Rare Use of Parens Patriae Power to Provide Remedy for Minor Child

A young teen from British Columbia was removed from her family home and placed in the interim and later the permanent custody of the Director of Child Protection in 2015. The Ministry located a foster home for the girl who thrived and developed a positive relationship with her foster mother. (The Director, Child, Family and Community Services Act v. Registrar General of Vital Statistics 2019 BCSC 1859)

The girl’s removal arose when criminal charges were brought against her father for sexual interference, sexual assault, and incest…a terrible, tragic situation, but one that resulted in the father’s conviction, after she testified against him. The aftermath of her trauma led to suicidal ideation and complex PTSD.

In an application to change her surname from her father’s name to the surname of her foster mother, the Director cited the Name Act, but the Vital Statistics authority refused to accede to the application since the legislation stipulated that only a parent could bring a name change application.
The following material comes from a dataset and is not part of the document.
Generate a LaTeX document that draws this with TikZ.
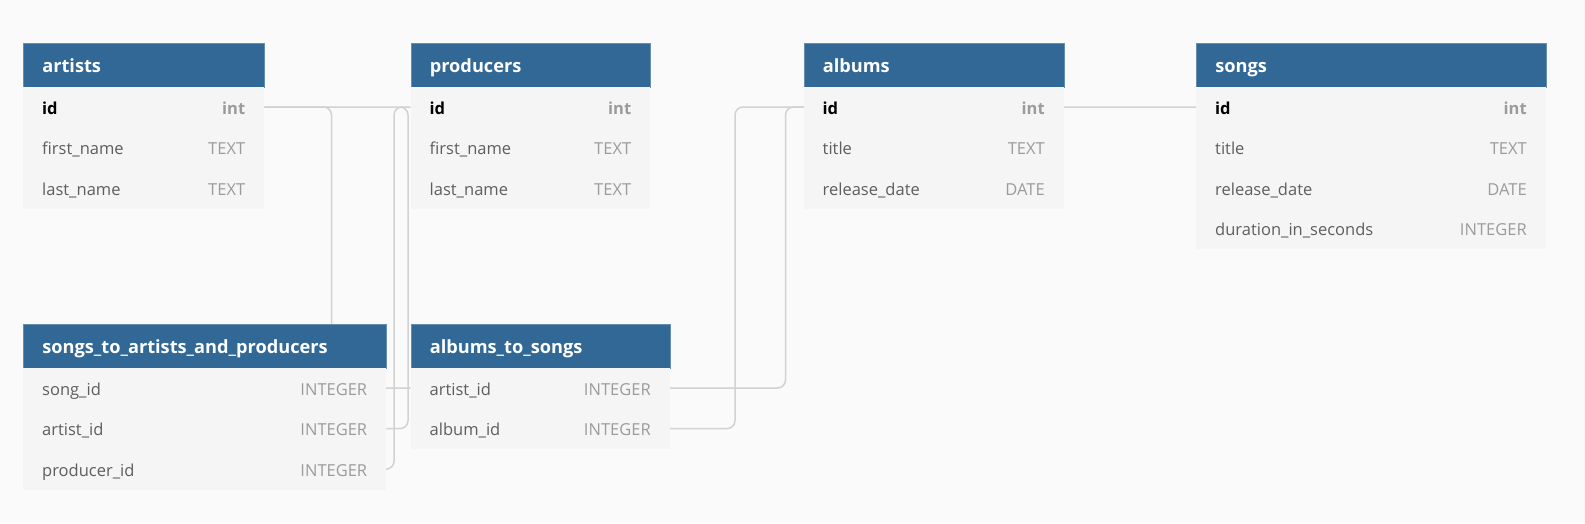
\documentclass[tikz,border=0pt]{standalone}
\usepackage{fontspec}
\setmainfont{Open Sans}

\definecolor{hdrblue}{HTML}{316896}
\definecolor{rowgray}{HTML}{F5F5F5}
\definecolor{namegray}{HTML}{5E5E5E}
\definecolor{typegray}{HTML}{9B9B9B}
\definecolor{linkgray}{HTML}{D2D2D2}
\definecolor{pagegray}{HTML}{FAFAFA}

\pgfdeclarelayer{background}
\pgfsetlayers{background,main}

\begin{document}
\begin{tikzpicture}[x=1pt,y=-1pt,
        header/.style={rectangle,fill=hdrblue,draw=hdrblue!75!white,line width=0.6pt,text=white,
            font=\fontsize{18.2}{21}\selectfont\bfseries,anchor=north west,minimum height=44pt,
            inner xsep=19pt,inner ysep=0pt,text height=15.5pt,text depth=0pt},
        field/.style={rectangle,fill=rowgray,text=namegray,font=\fontsize{16.5}{20}\selectfont,
            anchor=north west,minimum height=40.6pt,inner xsep=19pt,inner ysep=0pt,
            text height=14pt,text depth=0pt},
        link/.style={draw=linkgray,line width=1.5pt,rounded corners=8pt}]

    \useasboundingbox (0,0) rectangle (1585,523);

    % top row of tables
    \node[header,text width=203pt] (artists) at (23,42.5) {artists};
    \foreach \n/\t [count=\i] in {{{\color{black}\bfseries id}}/{{\bfseries int}},first\_name/TEXT,last\_name/TEXT}
        \node[field] (artists-\i) at (23,{86.5+40.6*(\i-1)}) {\makebox[203pt]{\n\hfill{\color{typegray}\t}}};

    \node[header,text width=201.5pt] (producers) at (410.5,42.5) {producers};
    \foreach \n/\t [count=\i] in {{{\color{black}\bfseries id}}/{{\bfseries int}},first\_name/TEXT,last\_name/TEXT}
        \node[field] (producers-\i) at (410.5,{86.5+40.6*(\i-1)}) {\makebox[201.5pt]{\n\hfill{\color{typegray}\t}}};

    \node[header,text width=222pt] (albums) at (803.5,42.5) {albums};
    \foreach \n/\t [count=\i] in {{{\color{black}\bfseries id}}/{{\bfseries int}},title/TEXT,release\_date/DATE}
        \node[field] (albums-\i) at (803.5,{86.5+40.6*(\i-1)}) {\makebox[222pt]{\n\hfill{\color{typegray}\t}}};

    \node[header,text width=311.5pt] (songs) at (1196,42.5) {songs};
    \foreach \n/\t [count=\i] in {{{\color{black}\bfseries id}}/{{\bfseries int}},title/TEXT,release\_date/DATE,duration\_in\_seconds/INTEGER}
        \node[field] (songs-\i) at (1196,{86.5+40.6*(\i-1)}) {\makebox[311.5pt]{\n\hfill{\color{typegray}\t}}};

    % bottom row of tables
    \node[header,text width=325pt] (sap) at (23,323.5) {songs\_to\_artists\_and\_producers};
    \foreach \n/\t [count=\i] in {song\_id/INTEGER,artist\_id/INTEGER,producer\_id/INTEGER}
        \node[field] (sap-\i) at (23,{367.5+40.6*(\i-1)}) {\makebox[325pt]{\n\hfill{\color{typegray}\t}}};

    \node[header,text width=221pt] (ats) at (410.5,323.5) {albums\_to\_songs};
    \foreach \n/\t [count=\i] in {artist\_id/INTEGER,album\_id/INTEGER}
        \node[field] (ats-\i) at (410.5,{367.5+40.6*(\i-1)}) {\makebox[221pt]{\n\hfill{\color{typegray}\t}}};

    % connectors under the tables
    \begin{pgfonlayer}{background}
        \fill[pagegray] (0,0) rectangle (1585,523);
        \draw[link] (artists-1.east) -| (331.5,300) |- (ats-1.west);
        \draw[link] (sap-2.east) -| (408,300) |- (artists-1.east);
        \draw[link] (sap-3.east) -| (394,300) |- (producers-1.west);
        \draw[link] (ats-1.east) -| (785.5,300) |- (songs-1.west);
        \draw[link] (ats-2.east) -| (735,300) |- (albums-1.west);
    \end{pgfonlayer}
\end{tikzpicture}
\end{document}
The authority suggested that the teen contact her biological mother and request that she bring the application on her behalf.

That advice was acted on but ended badly, as the teen’s mother blamed her for damaging the family unit.

The Director launched an appeal to the British Columbia Supreme Court from the decision of the Regional Manager for Vital Statistics, filing supporting material from the teen’s counsellor, her social worker, her foster mother, and the teen herself. The evidence established that she experienced high anxiety and extreme emotional distress when signing, reading, or being called by her family surname.

After considering the evidence, the Court remarked that the Regional Director’s decision was sound given the language of the Name Act, as there was no presently qualified person to bring an application on the girl’s behalf.

Based on the “gap” in the legislation, the Court relied on its parens patriae power to provide the remedy sought, relying on E. v. Eve (1986) 2 SCR 377 where the high court said:

“An appeal to the parens patriae jurisdiction of the Court is the equivalent of an appeal to its inherent jurisdiction; namely, a jurisdiction which can be exercised when no rule or statute explicitly confers jurisdiction”

The Court noted that without the use of the parens patriae power, the minor child, would “but for its exercise, be left in a hopeless situation.”